Les deux dernières pages de l’ouvrage (p. 1075-1076) sont curieusement les plus précieuses du point de vue bibliographique, car elles sont les seules à fournir des indications précises quant aux noms des auteurs respectifs de chaque chapitre, et ces renseignements n’apparaissent nulle part ailleurs dans le livre, ni au début ni à la fin des chapitres. Pour rendre justice à quelques-uns d’entre eux, signalons les noms de David Bolotin, Carnes Lord, Duncan Forrester, Richard H. Cox, bien que la plupart des collaborateurs de ce livre soient assez peu connus en France et au Québec. En fait, de cet ensemble de plus de 1 000 pages, Leo Strauss n’a rédigé lui-même que trois chapitres, au demeurant excellents (ceux sur Platon, Marsile de Padoue et Nicolas Machiavel), tandis que le co-responsable Joseph Cropsey a écrit les textes sur Adam Smith et Karl Marx. Le chapitre consacré à Jean-Jacques Rousseau avait été écrit par le philosophe américain Allan Bloom, par la suite mieux connu comme étant l’auteur d’un livre célèbre et assez controversé sur le déclin de la culture générale et classique aux États-Unis, intitulé L’Âme désarmée[1].

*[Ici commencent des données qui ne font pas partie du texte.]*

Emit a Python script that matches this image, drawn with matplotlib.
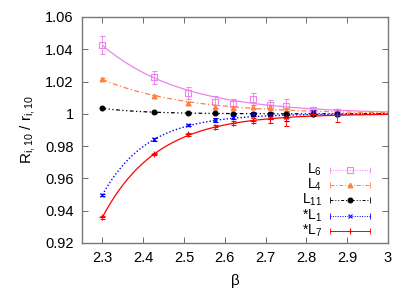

Il convient d’ajouter ici que le personnage de Leo Strauss (1899-1973) reste assez controversé, en raison de son influence posthume (et peut-être involontaire ?) auprès de plusieurs représentants du néo-conservatisme aux États-Unis, formés à l’Université de Chicago. Le personnage de Leo Strauss apparaît d’ailleurs dans le roman de Saul Bellow, Ravelstein, et fait l’objet de critiques fréquentes de la part des intellectuels antiaméricains, particulièrement en France[2]. En revanche, sa connaissance de la philosophie classique et son expertise en philosophie politique ne sont pas remises en question, même si la critique canadienne Shadia Drury s’acharne depuis plusieurs années à dénoncer les positions conservatrices de Leo Strauss[3]. Pourtant, selon les journalistes français Alain Frachon et Daniel Vernet, « Raymond Aron avait une grande admiration pour Strauss[4] ». L’épilogue de la troisième édition américaine du présent ouvrage fournit une étude sur l’héritage intellectuel de Leo Strauss, celui qui demeurera à l’origine de ce que certains avaient nommé « l’école philosophique de Chicago » (p. 1007-1043).

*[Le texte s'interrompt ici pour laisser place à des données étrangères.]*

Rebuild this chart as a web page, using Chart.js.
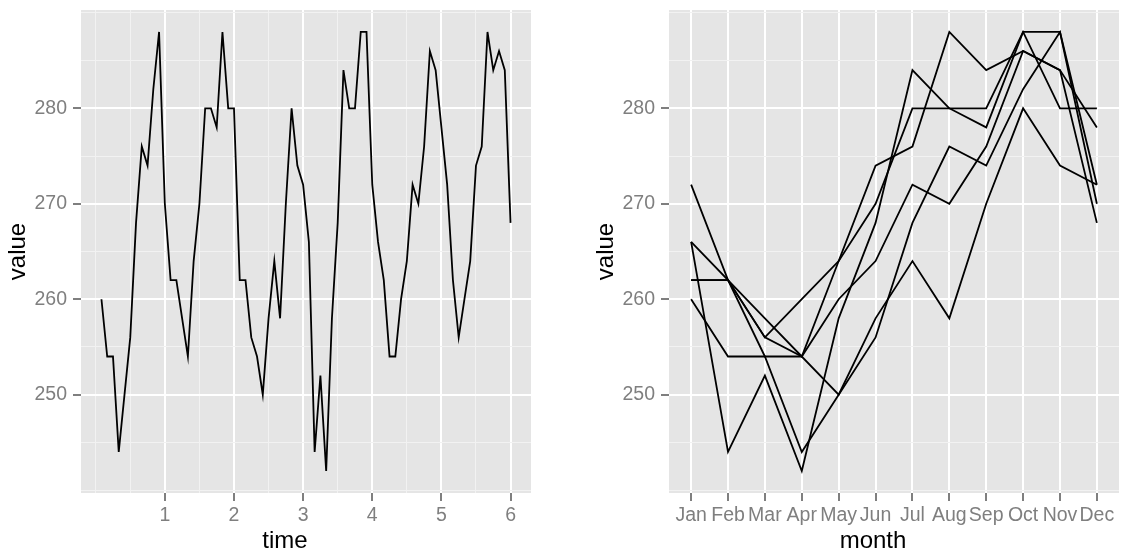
<!DOCTYPE html>
<html>
<head>
<meta charset="utf-8">
<script src="https://cdn.jsdelivr.net/npm/chart.js@4.4.1/dist/chart.umd.min.js"></script>
<style>
  html, body { margin: 0; padding: 0; background: #fff; }
  #wrap { position: relative; width: 1124px; height: 551px; }
  .panel { position: absolute; top: 0; width: 562px; height: 551px; }
  canvas { display: block; }
</style>
</head>
<body>
<div id="wrap">
  <div class="panel" style="left:0"><canvas id="timeChart" width="562" height="551"></canvas></div>
  <div class="panel" style="left:562px"><canvas id="monthChart" width="562" height="551"></canvas></div>
</div>
<script>
// values, one array per year (Jan..Dec)
const months = ['Jan', 'Feb', 'Mar', 'Apr', 'May', 'Jun', 'Jul', 'Aug', 'Sep', 'Oct', 'Nov', 'Dec'];
const year1 = [260, 254, 254, 244, 250, 256, 268, 276, 274, 282, 288, 270];
const year2 = [262, 262, 258, 254, 264, 270, 280, 280, 278, 288, 280, 280];
const year3 = [262, 262, 256, 254, 250, 258, 264, 258, 270, 280, 274, 272];
const year4 = [266, 244, 252, 242, 258, 268, 284, 280, 280, 288, 288, 272];
const year5 = [266, 262, 254, 254, 260, 264, 272, 270, 276, 286, 284, 278];
const year6 = [272, 262, 256, 260, 264, 274, 276, 288, 284, 286, 284, 268];
const years = [year1, year2, year3, year4, year5, year6];

// axis breaks
const timeTicks = [1, 2, 3, 4, 5, 6];
const timeMinor = [0, 0.5, 1.5, 2.5, 3.5, 4.5, 5.5];
const valueTicks = [250, 260, 270, 280];
const valueMinor = [240, 245, 255, 265, 275, 285, 290];
const timeRange = [-0.2125, 6.2958];
const monthRange = [-0.6, 11.6];
const valueRange = [239.7, 290.3];

const GREY_TXT = '#7F7F7F';
const FONT = '"Liberation Sans", Arial, Helvetica, sans-serif';
const tickFont = { family: FONT, size: 19.5, lineHeight: 1 };

// time series: year k, month m -> k + (m+1)/12
const timeSeries = [];
years.forEach((vals, k) => {
  vals.forEach((v, m) => timeSeries.push({ x: k + (m + 1) / 12, y: v }));
});

const panelBg = {
  id: 'panelBg',
  beforeDraw(chart) {
    const { ctx, chartArea: a } = chart;
    ctx.save();
    ctx.fillStyle = '#E5E5E5';
    ctx.fillRect(a.left, a.top, a.right - a.left, a.bottom - a.top);
    ctx.restore();
  }
};

// ggplot-like axis titles
const ggTitles = {
  id: 'ggTitles',
  afterDraw(chart, args, opts) {
    const { ctx, chartArea: a } = chart;
    ctx.save();
    ctx.fillStyle = '#000';
    ctx.font = '24px ' + FONT;
    ctx.textAlign = 'center';
    ctx.textBaseline = 'alphabetic';
    ctx.fillText(opts.x, (a.left + a.right) / 2 - 21, 548);
    ctx.translate(a.left - 56, (a.top + a.bottom) / 2);
    ctx.rotate(-Math.PI / 2);
    ctx.fillText(opts.y, 0, 0);
    ctx.restore();
  }
};

function gridStyle(major) {
  const isMajor = c => major.includes(c.tick.value);
  return {
    color: c => isMajor(c) ? '#FFFFFF' : '#F2F2F2',
    lineWidth: c => isMajor(c) ? 2 : 1,
    tickColor: c => isMajor(c) ? GREY_TXT : 'rgba(0,0,0,0)',
    tickWidth: 2,
    tickLength: 8
  };
}

function yScale(width) {
  return {
    type: 'linear',
    min: valueRange[0],
    max: valueRange[1],
    afterBuildTicks: s => { s.ticks = valueMinor.concat(valueTicks).sort((a, b) => a - b).map(v => ({ value: v })); },
    afterFit: s => { s.width = width; s.paddingTop = 0; s.paddingBottom = 0; },
    ticks: {
      autoSkip: false, color: GREY_TXT, font: tickFont, padding: 6,
      callback: v => valueTicks.includes(v) ? String(v) : ''
    },
    grid: gridStyle(valueTicks),
    border: { display: false }
  };
}

function xFit(s) {
  s.height = 58;
  s.paddingLeft = 0;
  s.paddingRight = 0;
}

const lineStyle = { borderColor: '#000', borderWidth: 1.8, pointRadius: 0, tension: 0, fill: false };

new Chart(document.getElementById('timeChart'), {
  type: 'line',
  data: { datasets: [Object.assign({ data: timeSeries }, lineStyle)] },
  options: {
    responsive: false,
    animation: false,
    layout: { padding: { top: 10, right: 31, bottom: 0, left: 0 } },
    plugins: { legend: { display: false }, tooltip: { enabled: false }, ggTitles: { x: 'time', y: 'value' } },
    scales: {
      x: {
        type: 'linear',
        min: timeRange[0],
        max: timeRange[1],
        afterBuildTicks: s => { s.ticks = timeMinor.concat(timeTicks).sort((a, b) => a - b).map(v => ({ value: v })); },
        afterFit: xFit,
        ticks: {
          autoSkip: false, maxRotation: 0, color: GREY_TXT, font: tickFont, padding: 5,
          callback: v => timeTicks.includes(v) ? String(v) : ''
        },
        grid: gridStyle(timeTicks),
        border: { display: false }
      },
      y: yScale(81)
    }
  },
  plugins: [panelBg, ggTitles]
});

const monthIdx = months.map((m, i) => i);
new Chart(document.getElementById('monthChart'), {
  type: 'line',
  data: {
    datasets: years.map(vals => Object.assign({ data: vals.map((v, i) => ({ x: i, y: v })) }, lineStyle))
  },
  options: {
    responsive: false,
    animation: false,
    layout: { padding: { top: 10, right: 5, bottom: 0, left: 0 } },
    plugins: { legend: { display: false }, tooltip: { enabled: false }, ggTitles: { x: 'month', y: 'value' } },
    scales: {
      x: {
        type: 'linear',
        min: monthRange[0],
        max: monthRange[1],
        afterBuildTicks: s => { s.ticks = monthIdx.map(v => ({ value: v })); },
        afterFit: xFit,
        ticks: {
          autoSkip: false, maxRotation: 0, color: GREY_TXT, font: tickFont, padding: 5,
          callback: v => months[v]
        },
        grid: gridStyle(monthIdx),
        border: { display: false }
      },
      y: yScale(107)
    }
  },
  plugins: [panelBg, ggTitles]
});
</script>
</body>
</html>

Cette gigantesque Histoire de la philosophie politique publiée sous la direction de Leo Strauss et de Joseph Cropsey réunit une somme étonnante de notions fondamentales et d’analyses denses, centrées essentiellement sur les oeuvres. Chaque chapitre se veut une invitation à découvrir la contribution d’un philosophe. L’ouvrage intéressera autant les chercheurs en philosophie, en science politique, en histoire des idées, mais également ceux dont les travaux portent sur l’éducation à la citoyenneté, le lien social, l’éthique, le pragmatisme, l’épistémologie et les sciences de l’homme.